Warning – trigger topics.
As a rideshare driver, I meet and chat with a lot of people. Some of those interactions are light hearted, some are deep and meaningful.
One drive from today will stick in my mind for a long time. I picked up a lovely, elderly English lady, and during our 20 minute drive, I was reminded of why I need to write that book.
As a society our awareness and knowledge of palliative care, terminal care, death and grief is, well, low. If there was an exam, very few would pass.
Palliative care focuses on improving the quality of life for individuals with serious illnesses, providing relief from symptoms and stress, and should wrap around not just the patient but their family, as well.
Terminal care, on the other hand, is specifically geared towards those in the final stages of a terminal illness, often involving end-of-life decisions and support. In the case of degenerative or chronic disorders, terminal care can be considered a subset of palliative care, tailored to the unique needs of individuals nearing the end of life.

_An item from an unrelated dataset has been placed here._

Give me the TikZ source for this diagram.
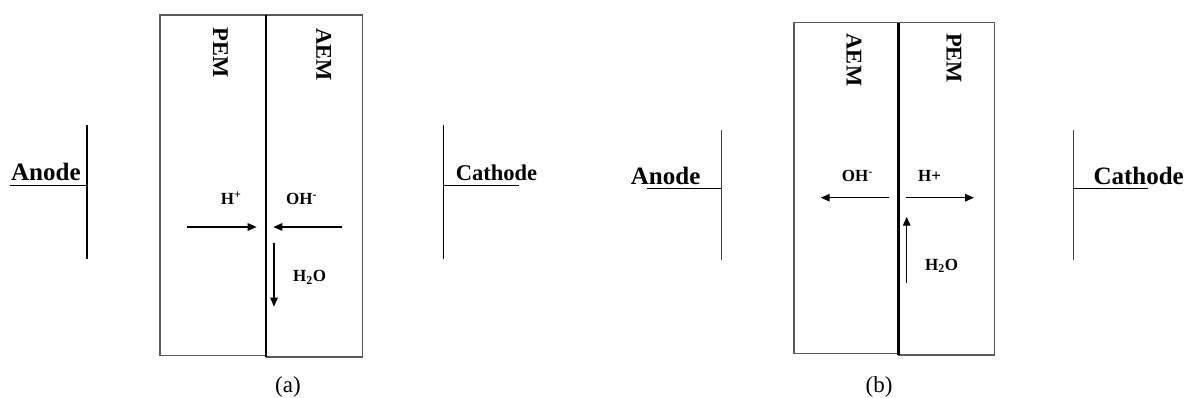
\documentclass[tikz,border=0pt]{standalone}
\usepackage{fontspec}
\setmainfont{Liberation Serif}
\usetikzlibrary{arrows.meta}
\begin{document}
\begin{tikzpicture}[x=1pt,y=-1pt,
  memb/.style={draw=black!65, line width=1.4pt},
  divider/.style={draw=black, line width=2.4pt},
  electrode/.style={draw=black, line width=1.4pt},
  flow/.style={draw=black, line width=1.3pt, -{Triangle[length=9pt,width=7.5pt]}},
  memlabel/.style={font=\bfseries\fontsize{22.5}{24}\selectfont, rotate=-90, inner sep=0},
  ion/.style={font=\bfseries\fontsize{17}{19}\selectfont, inner sep=0, anchor=base west},
  elabel/.style={font=\bfseries\fontsize{25}{27}\selectfont, inner sep=0, anchor=base west},
  caption/.style={font=\fontsize{23}{25}\selectfont, inner sep=0, anchor=base}
]
\useasboundingbox (0,0) rectangle (1186,398);

% ---------------- (a) ----------------
% membranes
\draw[memb] (265.7,15) -- (160,15) -- (160,355.7) -- (265.7,355.7);
\draw[memb] (265.7,15) -- (362.7,15) -- (362.7,357) -- (265.7,357);
\draw[divider] (265.7,15) -- (265.7,357);
\node[memlabel] (aPEM) at (220.5,52.5) {PEM};
\node[memlabel] (aAEM) at (323.7,54.5) {AEM};
% anode
\coordinate (aAt) at (87,125);
\coordinate (aAb) at (87,259);
\coordinate (aAm) at (87,185.3);
\coordinate (aAl) at (10,185.3);
\draw[electrode] (aAt) -- (aAb);
\draw[electrode] (aAl) -- (aAm);
\node[elabel] (aAnode) at (11,181) {Anode};
% cathode
\coordinate (aCt) at (443.3,125);
\coordinate (aCb) at (443.3,259);
\coordinate (aCm) at (443.3,185.7);
\coordinate (aCr) at (519,185.7);
\draw[electrode] (aCt) -- (aCb);
\draw[electrode] (aCm) -- (aCr);
\node[elabel, font=\bfseries\fontsize{22.5}{24}\selectfont] (aCathode) at (455.7,181) {Cathode};
% ions
\node[ion] (aH) at (220.7,205) {H\textsuperscript{+}};
\node[ion] (aOH) at (286,205) {OH\textsuperscript{-}};
\node[ion] (aW) at (293,281.7) {H\textsubscript{2}O};
\coordinate (aHs) at (186.7,227);
\coordinate (aHe) at (256.7,227);
\coordinate (aOs) at (342.3,227);
\coordinate (aOe) at (273.3,227);
\coordinate (aWs) at (274,242.7);
\coordinate (aWe) at (274,306.7);
\draw[flow] (aHs) -- (aHe);
\draw[flow] (aOs) -- (aOe);
\draw[flow] (aWs) -- (aWe);
\node[caption] (capa) at (288,392) {(a)};

% ---------------- (b) ----------------
\draw[memb] (898.3,22.7) -- (794,22.7) -- (794,353.3) -- (898.3,353.3);
\draw[memb] (898.3,22.7) -- (994.3,22.7) -- (994.3,355) -- (898.3,355);
\draw[divider] (898.3,22.7) -- (898.3,355);
\node[memlabel] (bAEM) at (854,60) {AEM};
\node[memlabel] (bPEM) at (954,58) {PEM};
% anode
\coordinate (bAt) at (721.7,130);
\coordinate (bAb) at (721.7,260);
\coordinate (bAm) at (721.7,188.3);
\coordinate (bAl) at (646.7,188.3);
\draw[electrode, draw=black!75] (bAt) -- (bAb);
\draw[electrode] (bAl) -- (bAm);
\node[elabel] (bAnode) at (630.7,185) {Anode};
% cathode
\coordinate (bCt) at (1073.3,130);
\coordinate (bCb) at (1073.3,260);
\coordinate (bCm) at (1073.3,188.3);
\coordinate (bCr) at (1148,188.3);
\draw[electrode, draw=black!75] (bCt) -- (bCb);
\draw[electrode] (bCm) -- (bCr);
\node[elabel] (bCathode) at (1093.3,185) {Cathode};
% ions
\node[ion] (bOH) at (841.7,181.7) {OH\textsuperscript{-}};
\node[ion] (bH) at (918,181.7) {H+};
\node[ion] (bW) at (925,270) {H\textsubscript{2}O};
\coordinate (bOs) at (889.3,197.7);
\coordinate (bOe) at (820.7,197.7);
\coordinate (bHs) at (906,197.7);
\coordinate (bHe) at (974,197.7);
\coordinate (bWs) at (906.7,283.3);
\coordinate (bWe) at (906.7,216.7);
\draw[flow] (bOs) -- (bOe);
\draw[flow] (bHs) -- (bHe);
\draw[flow] (bWs) -- (bWe);
\node[caption] (capb) at (879,392) {(b)};
\end{tikzpicture}
\end{document}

Yet, terminal care also comes into play for critical events, such as a car accident, where a victim’s injuries are multiple and life threatening so as to be inoperable or untreatable.
Palliative care determines quality of life. Did you know that that broadly speaking, death is not necessarily the last breath, but starts well before, in social death, psychological death, biological death then physiological death? Palliative care is about alleviating and ameliorating social and psychological death.
Terminal care determines quality of death. It is the care of the final hours or days.
Death is the cessation of life, the end of “we”, and the start of “me”.
Grief is before and after death, and will become part of your life, a garment you put on, but will never take of, no matter how expensive the dress or elegant the suit. Grief is the mirror twin of love; without love, there is no grief. Grief may be a measure of the depth of your love.
Someone was looking after that elderly lady, soon to be widow, to put her in my car, and my care for 20 minutes today.